Counter-example: I admit that my watching was spotty over the years, but I really disliked that blonde Southern Republican who’s now on CSI. This show also was a strange case of a first-season character finding herself completely unessential to anything — poor Moira Kelly all but disappeared eventually.

Many shows never managed to introduce new people successfully, not for lack of trying, and so only contain counter-examples:

Veronica Mars

Piz and Parker are two of the most energetically disliked characters on this show. Personally, I always liked Piz, and his poor pathetic Piz hair, and who knows what would’ve happened had the show stuck around for a few more years. But these late additions didn’t click with the fans and so didn’t do the struggling show any favors on its way out.

Gilmore Girls

The essential characters in this show (Lorelai, Rory, Luke, Emily) are SO essential that any addition is super distracting, even if it’s boyfriends (Max, Chris, Jason/Digger, Dean, Jess, Logan) and especially if it’s secret love-children (ugh, April).

The Cosby Show

As happy as I am that the phrase “That’s so Raven” has entered our collective ironic lexicon, I don’t think Raven Symone is anyone’s favorite Cosby, and certainly never reached the level of a Theo or Vanessa or Rudy.

House

I guess this one depends on if you liked 13 and Taub. I didn’t. I don’t watch any more (for many reasons, but the lack of connection to new characters is part of it).

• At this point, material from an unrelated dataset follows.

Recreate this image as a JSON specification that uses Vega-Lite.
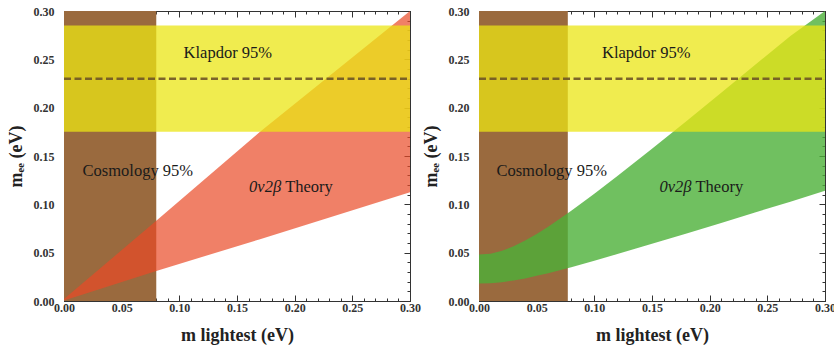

This is all admittedly biased by my personal preferences and shows that I watch and characters I particularly liked, so I welcome additions to the additions list. Also, I feel like this was particularly hard to pull off before the current Golden Age of television, as shows were stricter in their scope and less amorphously serialized, and so less likely to try to introduce new beloved characters, way-back-when. But I could be wrong. What am I missing?